* RECORD EXCERPTS
-- begin --
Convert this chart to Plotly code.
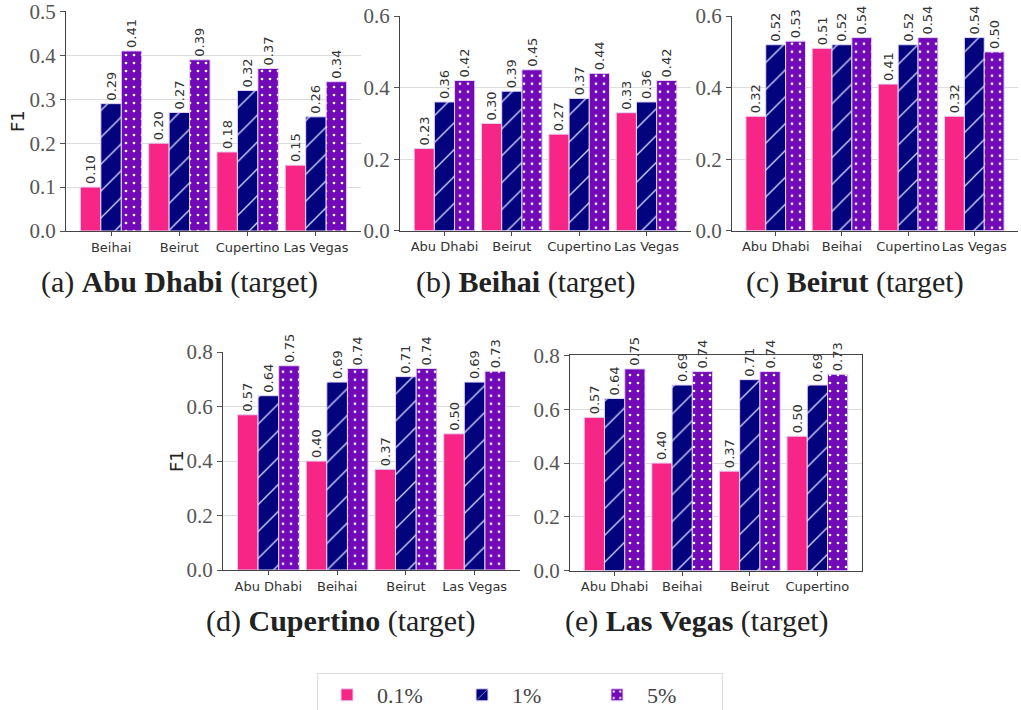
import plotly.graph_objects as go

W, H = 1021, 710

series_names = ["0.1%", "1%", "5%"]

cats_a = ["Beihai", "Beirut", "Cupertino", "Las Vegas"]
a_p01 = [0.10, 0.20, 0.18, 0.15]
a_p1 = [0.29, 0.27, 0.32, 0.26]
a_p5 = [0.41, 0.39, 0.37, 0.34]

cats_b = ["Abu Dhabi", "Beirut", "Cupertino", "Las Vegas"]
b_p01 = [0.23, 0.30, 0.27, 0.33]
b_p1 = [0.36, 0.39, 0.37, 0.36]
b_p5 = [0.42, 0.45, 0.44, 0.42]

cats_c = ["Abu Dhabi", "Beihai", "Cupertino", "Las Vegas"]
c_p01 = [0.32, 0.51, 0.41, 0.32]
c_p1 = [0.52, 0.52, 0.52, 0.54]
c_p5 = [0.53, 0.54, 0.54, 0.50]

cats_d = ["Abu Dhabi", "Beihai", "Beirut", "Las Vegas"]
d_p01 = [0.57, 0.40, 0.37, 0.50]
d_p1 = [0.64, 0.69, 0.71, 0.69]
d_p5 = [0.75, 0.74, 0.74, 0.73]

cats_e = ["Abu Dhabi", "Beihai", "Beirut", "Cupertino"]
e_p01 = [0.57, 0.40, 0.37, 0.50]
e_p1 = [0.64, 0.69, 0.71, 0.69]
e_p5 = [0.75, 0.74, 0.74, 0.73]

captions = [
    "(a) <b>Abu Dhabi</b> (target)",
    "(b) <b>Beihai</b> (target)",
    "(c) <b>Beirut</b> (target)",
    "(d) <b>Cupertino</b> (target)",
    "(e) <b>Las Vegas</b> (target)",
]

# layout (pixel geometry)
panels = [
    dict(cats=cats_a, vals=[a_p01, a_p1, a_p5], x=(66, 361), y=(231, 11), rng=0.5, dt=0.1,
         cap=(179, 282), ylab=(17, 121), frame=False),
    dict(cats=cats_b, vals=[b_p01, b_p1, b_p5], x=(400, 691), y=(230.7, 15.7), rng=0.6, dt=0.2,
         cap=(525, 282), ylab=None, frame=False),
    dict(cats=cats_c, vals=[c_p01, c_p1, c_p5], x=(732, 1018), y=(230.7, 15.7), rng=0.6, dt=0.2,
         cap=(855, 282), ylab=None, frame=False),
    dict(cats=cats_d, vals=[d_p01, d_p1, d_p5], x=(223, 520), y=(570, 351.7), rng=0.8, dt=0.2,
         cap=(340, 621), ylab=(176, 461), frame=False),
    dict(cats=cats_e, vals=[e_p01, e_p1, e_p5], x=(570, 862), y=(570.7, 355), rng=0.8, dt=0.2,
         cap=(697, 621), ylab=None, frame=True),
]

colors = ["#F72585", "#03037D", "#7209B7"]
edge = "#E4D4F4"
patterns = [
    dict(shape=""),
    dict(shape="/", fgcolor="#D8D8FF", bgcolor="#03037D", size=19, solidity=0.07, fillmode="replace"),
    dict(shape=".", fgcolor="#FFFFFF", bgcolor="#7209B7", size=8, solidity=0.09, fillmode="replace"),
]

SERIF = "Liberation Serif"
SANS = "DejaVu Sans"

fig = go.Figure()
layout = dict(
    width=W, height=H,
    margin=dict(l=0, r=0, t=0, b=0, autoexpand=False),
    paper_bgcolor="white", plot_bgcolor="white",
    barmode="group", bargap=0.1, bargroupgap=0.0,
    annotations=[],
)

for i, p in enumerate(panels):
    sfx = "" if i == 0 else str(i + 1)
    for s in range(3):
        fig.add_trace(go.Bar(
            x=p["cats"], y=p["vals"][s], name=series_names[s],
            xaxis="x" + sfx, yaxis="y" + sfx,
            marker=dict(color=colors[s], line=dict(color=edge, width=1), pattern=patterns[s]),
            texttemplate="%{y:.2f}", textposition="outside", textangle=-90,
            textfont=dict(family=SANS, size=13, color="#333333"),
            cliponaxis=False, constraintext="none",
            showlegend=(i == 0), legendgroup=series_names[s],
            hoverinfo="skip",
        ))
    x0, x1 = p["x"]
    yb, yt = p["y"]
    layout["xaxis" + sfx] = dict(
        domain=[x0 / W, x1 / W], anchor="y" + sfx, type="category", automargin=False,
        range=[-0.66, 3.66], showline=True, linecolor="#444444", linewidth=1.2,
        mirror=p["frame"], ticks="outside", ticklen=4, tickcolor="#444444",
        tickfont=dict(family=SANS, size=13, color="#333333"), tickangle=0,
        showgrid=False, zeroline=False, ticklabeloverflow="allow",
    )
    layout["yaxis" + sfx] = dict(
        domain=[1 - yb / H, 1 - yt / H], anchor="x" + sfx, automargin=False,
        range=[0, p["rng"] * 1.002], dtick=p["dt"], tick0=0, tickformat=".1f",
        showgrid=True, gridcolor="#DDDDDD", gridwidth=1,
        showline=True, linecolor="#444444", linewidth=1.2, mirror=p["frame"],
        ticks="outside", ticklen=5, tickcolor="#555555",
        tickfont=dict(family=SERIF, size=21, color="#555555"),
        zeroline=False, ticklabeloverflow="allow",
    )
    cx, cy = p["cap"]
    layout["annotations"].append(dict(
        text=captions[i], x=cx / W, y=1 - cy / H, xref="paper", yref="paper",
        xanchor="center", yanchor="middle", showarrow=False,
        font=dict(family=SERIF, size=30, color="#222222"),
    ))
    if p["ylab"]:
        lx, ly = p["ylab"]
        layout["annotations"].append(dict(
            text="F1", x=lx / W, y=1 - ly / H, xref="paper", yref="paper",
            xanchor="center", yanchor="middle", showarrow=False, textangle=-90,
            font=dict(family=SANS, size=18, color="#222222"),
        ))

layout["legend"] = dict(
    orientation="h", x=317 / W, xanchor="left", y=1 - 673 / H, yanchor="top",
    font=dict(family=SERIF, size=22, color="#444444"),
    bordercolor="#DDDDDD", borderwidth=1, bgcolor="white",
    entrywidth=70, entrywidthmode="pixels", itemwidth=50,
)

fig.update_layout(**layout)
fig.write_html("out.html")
-- end --
-- begin --
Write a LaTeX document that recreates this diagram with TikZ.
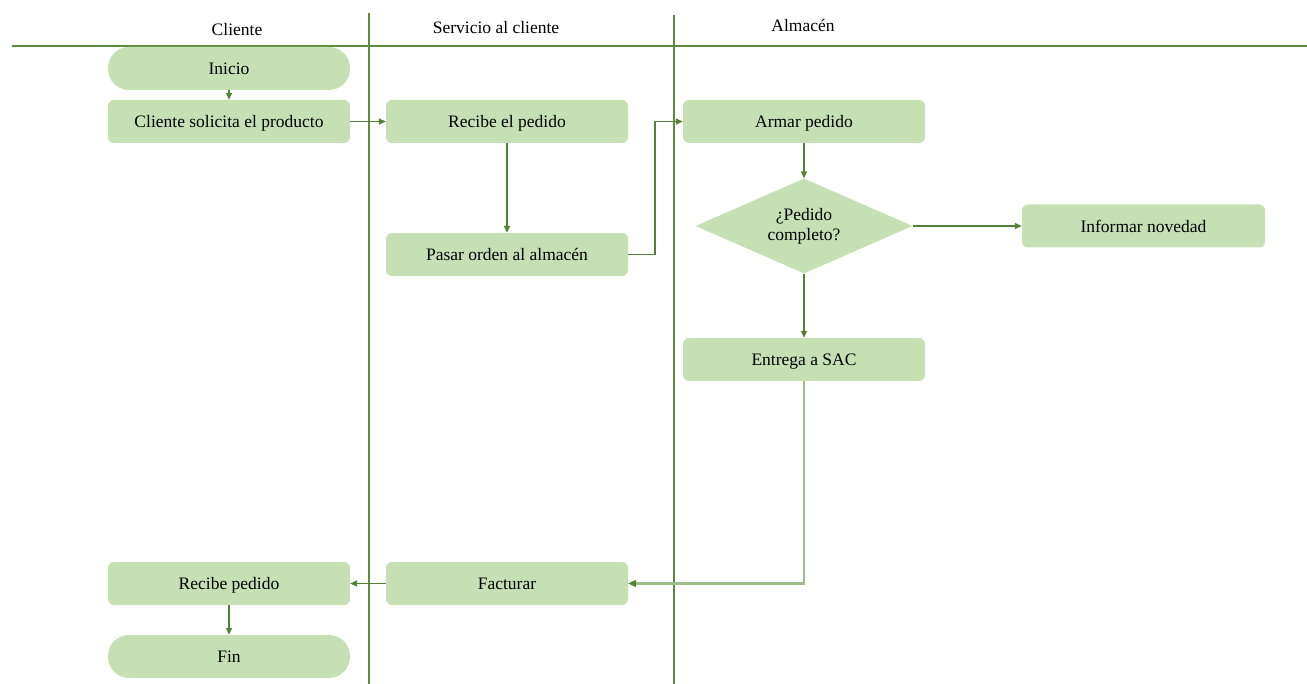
-- end --
* WRITTEN PROBLEM
Above are some entries. Restate word for word the lines from the one holding "Convert this chart to Plotly code." through the one holding "e_p5 = [0.75, 0.74, 0.74, 0.73]", but not the pictures.

* THE SOLUTION
Convert this chart to Plotly code.
import plotly.graph_objects as go

W, H = 1021, 710

series_names = ["0.1%", "1%", "5%"]

cats_a = ["Beihai", "Beirut", "Cupertino", "Las Vegas"]
a_p01 = [0.10, 0.20, 0.18, 0.15]
a_p1 = [0.29, 0.27, 0.32, 0.26]
a_p5 = [0.41, 0.39, 0.37, 0.34]

cats_b = ["Abu Dhabi", "Beirut", "Cupertino", "Las Vegas"]
b_p01 = [0.23, 0.30, 0.27, 0.33]
b_p1 = [0.36, 0.39, 0.37, 0.36]
b_p5 = [0.42, 0.45, 0.44, 0.42]

cats_c = ["Abu Dhabi", "Beihai", "Cupertino", "Las Vegas"]
c_p01 = [0.32, 0.51, 0.41, 0.32]
c_p1 = [0.52, 0.52, 0.52, 0.54]
c_p5 = [0.53, 0.54, 0.54, 0.50]

cats_d = ["Abu Dhabi", "Beihai", "Beirut", "Las Vegas"]
d_p01 = [0.57, 0.40, 0.37, 0.50]
d_p1 = [0.64, 0.69, 0.71, 0.69]
d_p5 = [0.75, 0.74, 0.74, 0.73]

cats_e = ["Abu Dhabi", "Beihai", "Beirut", "Cupertino"]
e_p01 = [0.57, 0.40, 0.37, 0.50]
e_p1 = [0.64, 0.69, 0.71, 0.69]
e_p5 = [0.75, 0.74, 0.74, 0.73]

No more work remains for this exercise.